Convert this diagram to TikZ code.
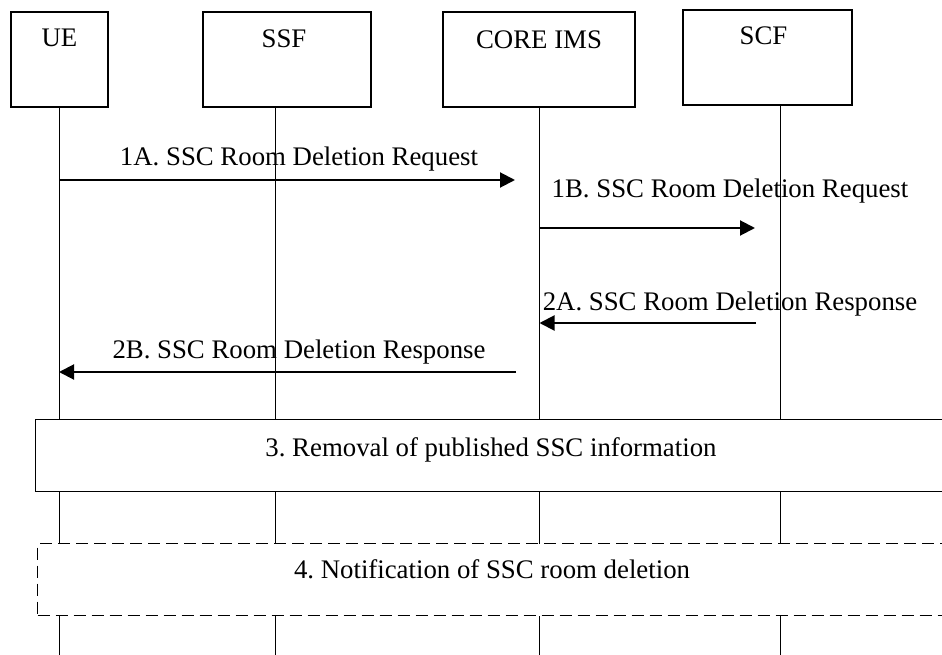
+ + + +
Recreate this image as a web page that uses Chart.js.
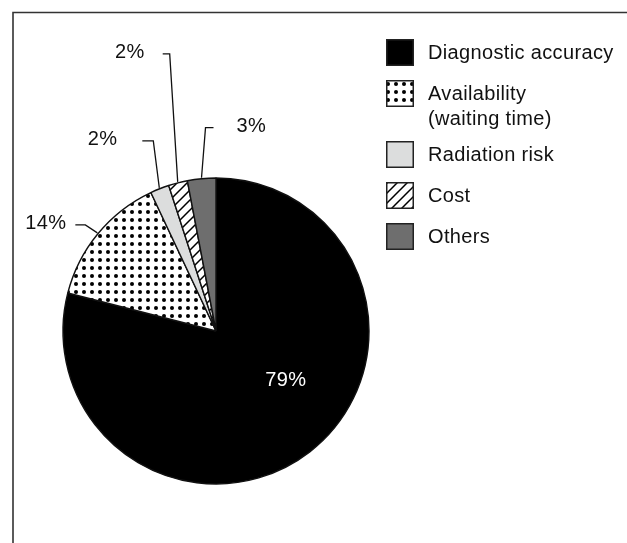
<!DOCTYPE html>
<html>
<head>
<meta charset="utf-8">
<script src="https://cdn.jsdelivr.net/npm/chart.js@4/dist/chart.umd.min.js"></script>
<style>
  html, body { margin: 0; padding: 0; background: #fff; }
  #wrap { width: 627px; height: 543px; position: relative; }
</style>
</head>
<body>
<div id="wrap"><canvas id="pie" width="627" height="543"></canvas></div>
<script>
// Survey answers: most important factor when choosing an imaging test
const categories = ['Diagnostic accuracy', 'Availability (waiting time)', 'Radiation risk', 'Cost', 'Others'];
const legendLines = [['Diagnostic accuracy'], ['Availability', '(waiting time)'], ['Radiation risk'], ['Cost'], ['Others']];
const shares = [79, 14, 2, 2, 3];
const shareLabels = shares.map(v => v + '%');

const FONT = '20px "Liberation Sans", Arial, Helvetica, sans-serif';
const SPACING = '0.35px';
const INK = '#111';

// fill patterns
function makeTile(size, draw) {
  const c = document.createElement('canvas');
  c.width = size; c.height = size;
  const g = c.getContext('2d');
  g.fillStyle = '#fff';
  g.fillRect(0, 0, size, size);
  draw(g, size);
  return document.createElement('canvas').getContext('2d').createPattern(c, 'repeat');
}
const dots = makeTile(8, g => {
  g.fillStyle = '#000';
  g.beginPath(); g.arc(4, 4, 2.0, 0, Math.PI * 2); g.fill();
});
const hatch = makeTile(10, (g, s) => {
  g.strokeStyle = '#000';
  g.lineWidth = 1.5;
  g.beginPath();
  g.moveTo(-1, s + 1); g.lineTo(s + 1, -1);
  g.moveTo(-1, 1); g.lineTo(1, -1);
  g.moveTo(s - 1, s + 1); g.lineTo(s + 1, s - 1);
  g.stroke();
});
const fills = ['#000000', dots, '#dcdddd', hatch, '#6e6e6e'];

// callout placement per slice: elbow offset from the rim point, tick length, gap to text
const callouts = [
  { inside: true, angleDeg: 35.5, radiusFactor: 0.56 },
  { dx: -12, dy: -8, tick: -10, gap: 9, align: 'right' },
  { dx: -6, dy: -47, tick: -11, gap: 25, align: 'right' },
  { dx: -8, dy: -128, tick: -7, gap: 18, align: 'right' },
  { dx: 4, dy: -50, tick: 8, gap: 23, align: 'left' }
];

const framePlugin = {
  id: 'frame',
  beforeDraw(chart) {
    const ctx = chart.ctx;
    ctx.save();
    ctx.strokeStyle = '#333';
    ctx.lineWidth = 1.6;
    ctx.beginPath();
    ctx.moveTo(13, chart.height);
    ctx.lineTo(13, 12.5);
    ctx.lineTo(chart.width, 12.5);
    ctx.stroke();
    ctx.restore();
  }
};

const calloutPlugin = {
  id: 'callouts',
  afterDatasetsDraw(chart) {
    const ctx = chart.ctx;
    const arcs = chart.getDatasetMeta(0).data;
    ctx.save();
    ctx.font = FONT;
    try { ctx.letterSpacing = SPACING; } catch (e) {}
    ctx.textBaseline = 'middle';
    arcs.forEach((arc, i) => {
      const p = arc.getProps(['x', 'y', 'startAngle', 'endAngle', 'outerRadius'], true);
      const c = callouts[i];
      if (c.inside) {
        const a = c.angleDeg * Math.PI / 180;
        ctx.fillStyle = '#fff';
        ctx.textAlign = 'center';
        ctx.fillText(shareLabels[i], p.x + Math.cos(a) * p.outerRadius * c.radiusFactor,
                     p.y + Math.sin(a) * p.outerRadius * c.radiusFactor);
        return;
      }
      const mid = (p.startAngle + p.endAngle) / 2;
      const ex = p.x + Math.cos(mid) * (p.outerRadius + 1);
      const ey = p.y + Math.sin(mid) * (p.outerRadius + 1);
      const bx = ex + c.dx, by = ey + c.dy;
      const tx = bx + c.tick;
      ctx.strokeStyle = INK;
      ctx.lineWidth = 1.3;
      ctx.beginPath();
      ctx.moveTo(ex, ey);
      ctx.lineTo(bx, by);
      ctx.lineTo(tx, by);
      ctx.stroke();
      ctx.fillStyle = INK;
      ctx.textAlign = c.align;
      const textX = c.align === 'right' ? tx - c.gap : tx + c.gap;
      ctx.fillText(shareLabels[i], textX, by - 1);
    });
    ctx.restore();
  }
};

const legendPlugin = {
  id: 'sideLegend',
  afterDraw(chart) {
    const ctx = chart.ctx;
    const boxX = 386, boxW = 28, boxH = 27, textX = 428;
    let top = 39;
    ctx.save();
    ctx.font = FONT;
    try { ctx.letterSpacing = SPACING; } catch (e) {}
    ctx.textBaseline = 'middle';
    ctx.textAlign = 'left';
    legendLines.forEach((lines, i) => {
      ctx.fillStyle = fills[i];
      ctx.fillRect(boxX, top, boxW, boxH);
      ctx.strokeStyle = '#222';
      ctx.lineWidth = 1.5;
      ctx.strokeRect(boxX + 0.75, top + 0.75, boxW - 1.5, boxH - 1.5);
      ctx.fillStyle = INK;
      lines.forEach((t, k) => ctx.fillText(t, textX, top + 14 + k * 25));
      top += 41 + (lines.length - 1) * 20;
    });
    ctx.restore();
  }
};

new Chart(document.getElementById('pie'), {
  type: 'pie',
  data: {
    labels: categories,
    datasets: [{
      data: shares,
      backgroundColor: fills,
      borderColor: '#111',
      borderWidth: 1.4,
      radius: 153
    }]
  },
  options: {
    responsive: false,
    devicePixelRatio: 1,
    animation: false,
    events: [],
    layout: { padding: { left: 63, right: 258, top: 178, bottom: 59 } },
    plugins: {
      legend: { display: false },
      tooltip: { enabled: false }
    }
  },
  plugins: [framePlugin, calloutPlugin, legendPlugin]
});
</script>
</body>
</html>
+ + + +
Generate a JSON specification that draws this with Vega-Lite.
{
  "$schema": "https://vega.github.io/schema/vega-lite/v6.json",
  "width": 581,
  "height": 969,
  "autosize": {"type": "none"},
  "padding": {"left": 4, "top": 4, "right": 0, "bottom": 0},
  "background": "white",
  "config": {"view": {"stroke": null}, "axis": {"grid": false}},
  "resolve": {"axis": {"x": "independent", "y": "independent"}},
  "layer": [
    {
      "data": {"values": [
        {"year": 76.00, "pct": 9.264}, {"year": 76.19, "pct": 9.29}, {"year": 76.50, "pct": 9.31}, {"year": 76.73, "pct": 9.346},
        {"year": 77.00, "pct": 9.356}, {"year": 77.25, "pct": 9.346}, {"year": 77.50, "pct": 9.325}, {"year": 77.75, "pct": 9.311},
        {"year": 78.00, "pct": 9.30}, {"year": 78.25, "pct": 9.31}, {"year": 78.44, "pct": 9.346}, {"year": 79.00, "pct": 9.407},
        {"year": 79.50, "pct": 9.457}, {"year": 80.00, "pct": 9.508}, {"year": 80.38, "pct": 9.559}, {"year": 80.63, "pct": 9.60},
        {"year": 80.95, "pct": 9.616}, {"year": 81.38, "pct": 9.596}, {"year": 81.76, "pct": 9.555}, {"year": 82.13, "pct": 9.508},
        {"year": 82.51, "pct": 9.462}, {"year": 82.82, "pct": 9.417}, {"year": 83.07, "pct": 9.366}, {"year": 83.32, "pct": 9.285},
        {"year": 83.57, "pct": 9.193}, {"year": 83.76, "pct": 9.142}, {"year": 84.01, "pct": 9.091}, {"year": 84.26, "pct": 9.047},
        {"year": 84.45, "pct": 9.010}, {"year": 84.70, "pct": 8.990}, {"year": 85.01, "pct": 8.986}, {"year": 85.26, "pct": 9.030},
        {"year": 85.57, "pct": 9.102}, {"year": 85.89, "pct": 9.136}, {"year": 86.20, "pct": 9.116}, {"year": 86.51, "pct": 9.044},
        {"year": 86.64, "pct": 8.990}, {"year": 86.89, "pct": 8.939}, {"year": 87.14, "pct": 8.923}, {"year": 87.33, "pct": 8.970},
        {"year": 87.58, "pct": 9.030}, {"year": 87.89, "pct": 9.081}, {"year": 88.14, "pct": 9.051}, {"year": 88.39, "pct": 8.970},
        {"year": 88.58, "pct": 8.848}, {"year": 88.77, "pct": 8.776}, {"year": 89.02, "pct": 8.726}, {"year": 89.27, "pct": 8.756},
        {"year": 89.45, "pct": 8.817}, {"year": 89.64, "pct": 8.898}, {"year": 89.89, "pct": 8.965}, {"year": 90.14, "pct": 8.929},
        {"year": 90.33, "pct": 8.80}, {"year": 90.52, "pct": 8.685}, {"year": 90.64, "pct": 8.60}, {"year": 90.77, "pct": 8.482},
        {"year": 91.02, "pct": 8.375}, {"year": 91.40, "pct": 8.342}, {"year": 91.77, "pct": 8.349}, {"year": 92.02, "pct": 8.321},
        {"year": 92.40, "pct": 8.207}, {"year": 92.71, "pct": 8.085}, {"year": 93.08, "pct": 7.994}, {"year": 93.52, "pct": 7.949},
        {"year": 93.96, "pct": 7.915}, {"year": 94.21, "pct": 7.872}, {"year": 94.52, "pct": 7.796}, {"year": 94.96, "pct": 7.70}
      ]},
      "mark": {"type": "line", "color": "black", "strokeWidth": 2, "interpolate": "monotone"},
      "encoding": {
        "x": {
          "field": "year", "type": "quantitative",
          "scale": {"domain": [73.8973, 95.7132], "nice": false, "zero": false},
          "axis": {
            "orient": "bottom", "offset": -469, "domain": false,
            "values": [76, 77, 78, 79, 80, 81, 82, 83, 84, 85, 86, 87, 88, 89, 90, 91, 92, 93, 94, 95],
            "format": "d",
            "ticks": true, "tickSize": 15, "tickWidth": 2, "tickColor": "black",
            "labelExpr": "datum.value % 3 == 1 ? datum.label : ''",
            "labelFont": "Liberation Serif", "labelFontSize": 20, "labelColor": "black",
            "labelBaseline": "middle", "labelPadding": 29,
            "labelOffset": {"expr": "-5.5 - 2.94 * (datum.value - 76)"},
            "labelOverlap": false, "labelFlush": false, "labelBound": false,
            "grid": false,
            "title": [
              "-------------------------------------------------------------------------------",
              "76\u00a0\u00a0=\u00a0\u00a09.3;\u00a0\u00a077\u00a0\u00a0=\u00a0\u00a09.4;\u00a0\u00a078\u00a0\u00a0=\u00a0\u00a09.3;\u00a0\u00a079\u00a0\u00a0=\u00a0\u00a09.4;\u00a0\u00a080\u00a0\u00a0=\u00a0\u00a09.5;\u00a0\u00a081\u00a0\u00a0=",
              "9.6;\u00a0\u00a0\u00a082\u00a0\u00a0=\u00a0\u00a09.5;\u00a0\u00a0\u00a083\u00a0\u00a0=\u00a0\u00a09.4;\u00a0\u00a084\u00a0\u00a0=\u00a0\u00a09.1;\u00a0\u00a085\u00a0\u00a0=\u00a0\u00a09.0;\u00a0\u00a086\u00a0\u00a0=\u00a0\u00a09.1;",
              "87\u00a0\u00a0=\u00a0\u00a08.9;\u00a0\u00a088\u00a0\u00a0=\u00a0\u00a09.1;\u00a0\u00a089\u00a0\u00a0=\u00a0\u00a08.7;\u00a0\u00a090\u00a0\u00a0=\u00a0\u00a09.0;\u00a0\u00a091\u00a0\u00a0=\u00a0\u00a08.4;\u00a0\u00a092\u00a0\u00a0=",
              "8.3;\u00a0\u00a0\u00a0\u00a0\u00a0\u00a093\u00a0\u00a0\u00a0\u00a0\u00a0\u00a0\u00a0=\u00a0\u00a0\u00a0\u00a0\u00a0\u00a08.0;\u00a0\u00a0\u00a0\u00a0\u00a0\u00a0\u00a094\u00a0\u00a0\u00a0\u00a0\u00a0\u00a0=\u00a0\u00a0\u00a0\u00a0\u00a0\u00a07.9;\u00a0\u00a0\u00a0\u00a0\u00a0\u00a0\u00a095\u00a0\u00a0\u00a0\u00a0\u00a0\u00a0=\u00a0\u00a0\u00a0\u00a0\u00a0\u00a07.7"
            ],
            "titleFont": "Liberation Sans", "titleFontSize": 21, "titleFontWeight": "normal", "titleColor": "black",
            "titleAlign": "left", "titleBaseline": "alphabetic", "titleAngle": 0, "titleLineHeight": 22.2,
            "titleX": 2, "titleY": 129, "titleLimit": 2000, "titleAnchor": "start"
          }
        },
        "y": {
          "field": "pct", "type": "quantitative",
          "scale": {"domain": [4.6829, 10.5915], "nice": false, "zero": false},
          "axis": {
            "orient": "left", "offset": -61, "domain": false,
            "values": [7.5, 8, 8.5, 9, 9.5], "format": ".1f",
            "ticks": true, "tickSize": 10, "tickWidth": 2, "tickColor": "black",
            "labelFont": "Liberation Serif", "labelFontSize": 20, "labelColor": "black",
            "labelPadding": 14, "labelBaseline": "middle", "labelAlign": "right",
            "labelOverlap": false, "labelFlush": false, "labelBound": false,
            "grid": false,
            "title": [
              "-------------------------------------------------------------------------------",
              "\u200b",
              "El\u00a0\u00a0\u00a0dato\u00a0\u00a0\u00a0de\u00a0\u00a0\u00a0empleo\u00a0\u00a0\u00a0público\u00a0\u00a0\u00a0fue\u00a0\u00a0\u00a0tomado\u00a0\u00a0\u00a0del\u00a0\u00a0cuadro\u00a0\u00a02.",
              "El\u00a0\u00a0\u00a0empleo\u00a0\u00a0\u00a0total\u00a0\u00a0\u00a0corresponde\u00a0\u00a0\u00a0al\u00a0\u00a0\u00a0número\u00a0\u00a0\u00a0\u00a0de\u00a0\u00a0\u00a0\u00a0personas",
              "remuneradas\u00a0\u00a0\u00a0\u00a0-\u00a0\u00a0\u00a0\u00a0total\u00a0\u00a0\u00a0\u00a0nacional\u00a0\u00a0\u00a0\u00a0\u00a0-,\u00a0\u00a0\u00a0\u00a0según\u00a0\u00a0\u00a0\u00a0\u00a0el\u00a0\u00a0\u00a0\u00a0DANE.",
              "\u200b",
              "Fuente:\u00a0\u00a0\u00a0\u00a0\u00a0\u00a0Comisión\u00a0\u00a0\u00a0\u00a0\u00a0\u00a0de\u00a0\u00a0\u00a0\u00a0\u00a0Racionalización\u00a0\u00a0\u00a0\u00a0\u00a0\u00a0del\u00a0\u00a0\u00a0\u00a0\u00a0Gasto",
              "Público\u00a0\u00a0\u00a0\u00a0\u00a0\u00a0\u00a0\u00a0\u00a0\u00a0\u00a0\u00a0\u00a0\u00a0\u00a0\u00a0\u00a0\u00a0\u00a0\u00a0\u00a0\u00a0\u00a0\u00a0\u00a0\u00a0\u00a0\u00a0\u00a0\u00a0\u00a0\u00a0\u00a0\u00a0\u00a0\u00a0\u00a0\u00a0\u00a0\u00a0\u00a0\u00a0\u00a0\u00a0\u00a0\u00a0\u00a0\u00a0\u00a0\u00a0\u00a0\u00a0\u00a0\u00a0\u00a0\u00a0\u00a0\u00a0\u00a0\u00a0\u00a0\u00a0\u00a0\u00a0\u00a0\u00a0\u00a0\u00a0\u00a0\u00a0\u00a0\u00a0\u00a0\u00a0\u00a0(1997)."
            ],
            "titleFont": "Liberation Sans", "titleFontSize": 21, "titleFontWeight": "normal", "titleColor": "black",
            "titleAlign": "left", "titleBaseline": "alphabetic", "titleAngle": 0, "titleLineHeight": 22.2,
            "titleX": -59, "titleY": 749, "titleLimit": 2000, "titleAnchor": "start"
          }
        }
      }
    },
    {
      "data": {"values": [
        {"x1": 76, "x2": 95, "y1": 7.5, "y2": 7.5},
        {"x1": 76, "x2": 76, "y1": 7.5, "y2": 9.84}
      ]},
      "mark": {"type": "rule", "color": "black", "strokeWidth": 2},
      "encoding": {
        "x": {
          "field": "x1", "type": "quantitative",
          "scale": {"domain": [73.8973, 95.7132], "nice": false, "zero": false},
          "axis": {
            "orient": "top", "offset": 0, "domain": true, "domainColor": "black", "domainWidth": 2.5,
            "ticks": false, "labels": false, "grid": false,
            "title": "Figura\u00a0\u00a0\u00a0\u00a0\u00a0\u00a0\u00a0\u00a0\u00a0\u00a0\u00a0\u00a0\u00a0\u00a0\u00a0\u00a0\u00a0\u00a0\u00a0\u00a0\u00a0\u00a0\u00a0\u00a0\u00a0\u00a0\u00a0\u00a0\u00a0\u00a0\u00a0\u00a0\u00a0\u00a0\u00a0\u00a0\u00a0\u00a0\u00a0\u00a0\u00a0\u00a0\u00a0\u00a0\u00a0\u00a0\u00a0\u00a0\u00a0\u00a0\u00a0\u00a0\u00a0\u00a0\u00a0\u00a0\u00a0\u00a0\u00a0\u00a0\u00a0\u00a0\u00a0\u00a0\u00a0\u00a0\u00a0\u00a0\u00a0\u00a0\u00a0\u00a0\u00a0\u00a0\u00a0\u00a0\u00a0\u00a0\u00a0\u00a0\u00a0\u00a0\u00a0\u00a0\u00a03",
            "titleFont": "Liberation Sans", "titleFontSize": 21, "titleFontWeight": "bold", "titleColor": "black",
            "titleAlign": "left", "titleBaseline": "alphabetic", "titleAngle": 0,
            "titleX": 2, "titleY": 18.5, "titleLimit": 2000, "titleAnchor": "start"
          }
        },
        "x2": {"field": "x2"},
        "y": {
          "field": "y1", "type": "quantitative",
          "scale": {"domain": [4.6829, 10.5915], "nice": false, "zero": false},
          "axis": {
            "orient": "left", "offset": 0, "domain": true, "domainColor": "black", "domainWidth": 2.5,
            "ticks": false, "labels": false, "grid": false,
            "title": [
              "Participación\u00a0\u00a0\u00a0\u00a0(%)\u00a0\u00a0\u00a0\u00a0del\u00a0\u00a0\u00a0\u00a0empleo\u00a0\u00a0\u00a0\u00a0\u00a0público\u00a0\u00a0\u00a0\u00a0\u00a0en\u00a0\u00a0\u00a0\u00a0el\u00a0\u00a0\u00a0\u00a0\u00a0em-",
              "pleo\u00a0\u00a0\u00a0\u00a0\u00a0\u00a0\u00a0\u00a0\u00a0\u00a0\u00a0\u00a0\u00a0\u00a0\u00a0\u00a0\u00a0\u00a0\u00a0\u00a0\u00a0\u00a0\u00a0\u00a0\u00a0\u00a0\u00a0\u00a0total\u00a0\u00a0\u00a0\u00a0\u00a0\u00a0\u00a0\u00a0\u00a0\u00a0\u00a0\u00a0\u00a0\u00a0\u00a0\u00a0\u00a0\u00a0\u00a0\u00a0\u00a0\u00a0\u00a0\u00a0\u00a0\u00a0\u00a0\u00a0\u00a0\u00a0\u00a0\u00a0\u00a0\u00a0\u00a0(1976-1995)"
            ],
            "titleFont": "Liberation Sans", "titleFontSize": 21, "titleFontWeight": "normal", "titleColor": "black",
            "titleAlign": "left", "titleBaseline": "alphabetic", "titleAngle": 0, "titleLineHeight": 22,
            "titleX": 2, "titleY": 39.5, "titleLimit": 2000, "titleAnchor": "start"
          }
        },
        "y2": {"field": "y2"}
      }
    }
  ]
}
+ + + +
* What to produce
Look above for the line with "Recreate this image"; quote it and every line after it, stopping after the line with "const INK = '#111';", exactly, with nothing added and without pictures.

* Problem solution
Recreate this image as a web page that uses Chart.js.
<!DOCTYPE html>
<html>
<head>
<meta charset="utf-8">
<script src="https://cdn.jsdelivr.net/npm/chart.js@4/dist/chart.umd.min.js"></script>
<style>
  html, body { margin: 0; padding: 0; background: #fff; }
  #wrap { width: 627px; height: 543px; position: relative; }
</style>
</head>
<body>
<div id="wrap"><canvas id="pie" width="627" height="543"></canvas></div>
<script>
// Survey answers: most important factor when choosing an imaging test
const categories = ['Diagnostic accuracy', 'Availability (waiting time)', 'Radiation risk', 'Cost', 'Others'];
const legendLines = [['Diagnostic accuracy'], ['Availability', '(waiting time)'], ['Radiation risk'], ['Cost'], ['Others']];
const shares = [79, 14, 2, 2, 3];
const shareLabels = shares.map(v => v + '%');

const FONT = '20px "Liberation Sans", Arial, Helvetica, sans-serif';
const SPACING = '0.35px';
const INK = '#111';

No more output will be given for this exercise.